Une vraie révolution ?

Présentées au dernier Consumer Electronics Show (CES), qui s'est tenu à Las Vegas (Nevada) du 5 au 8 janvier 2017, cette paire de lunettes connectées pour presbytes aurait fait sensation ! Certains annoncent déjà la fin des verres progressifs. Mais rien n’est moins sûr...

Tout d’abord, l’innovation n’est pas sans rappeler les verres électroniques Empower, dont la distribution avait été confiée en France à Novacel. Cette technologie a été conçue par PixelOptics en 2010. L’entreprise ayant fait faillite en 2013, elle a été rachetée en 2014 par la firme japonaise Mitsui Chemicals. Par l'activation électrique de zones à cristaux liquides électro-actifs insérés dans le verre, et par simple effleurement de la branche de la monture, le porteur peut passer d'une correction vision de loin + vision intermédiaire à une correction vision de loin + vision de près. En mode automatique, le changement de correction s'effectue dès que le porteur baisse ou relève la tête, grâce à des capteurs intégrés à la monture. Mais le produit n'a finalement jamais été commercialisé en France.

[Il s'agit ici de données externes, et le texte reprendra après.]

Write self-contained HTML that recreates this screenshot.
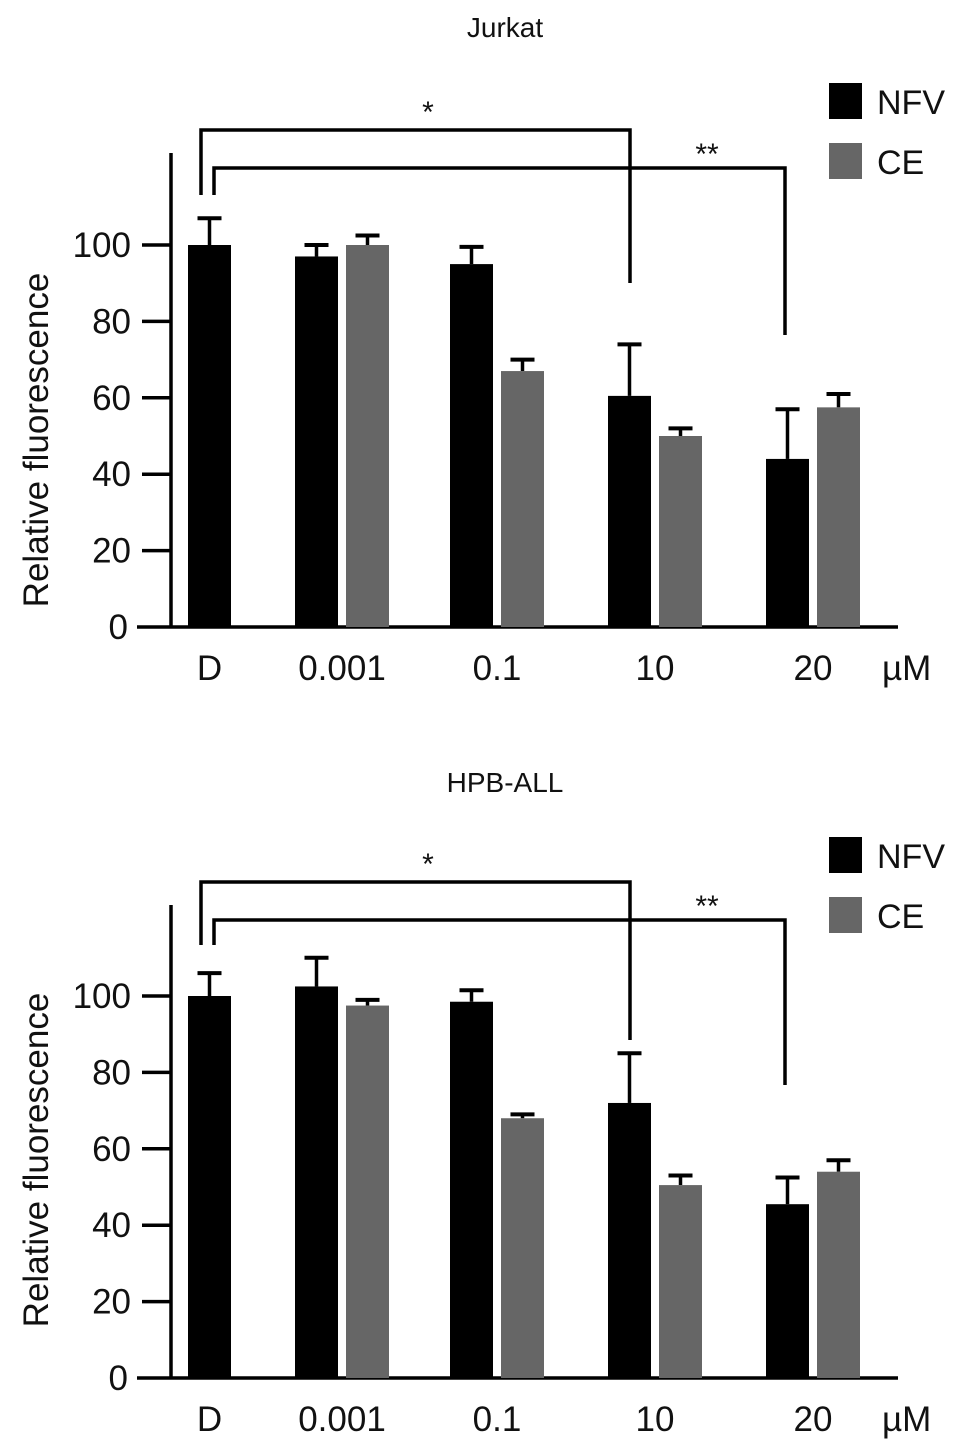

Notons également que si l’invention de Carlos Mastrangelo est apparue comme révolutionnaire outre-Atlantique, c’est sûrement dû au fait que le progressif n’est pas matière commune. L’utilisation de ce verre, inventé en France par Bernard Maitenaz dans les années 1950, varie d'un pays à l'autre. Carlos Mastrangelo, lui-même presbyte, porte des verres bifocaux. En France, le taux d’équipement en progressifs est plus important qu’ailleurs (32% contre 12% dans des pays comme l’Angleterre et les Etats Unis en 2013).

Enfin, à l'heure actuelle, ces lunettes connectées sont assez massives. Les chercheurs américains confient qu'ils travaillent d'ores et déjà sur un nouveau modèle plus léger qui intégrera un dispositif de tracking de l’œil, une caméra pour la profondeur et une batterie plus puissante pour alimenter ces nouveaux éléments. L’équipement pourrait être vendu entre 500 et 1 000$.

Il faudra donc encore attendre 2 ou 3 ans pour savoir si cette technologie révolutionnera réellement le secteur de l’optique.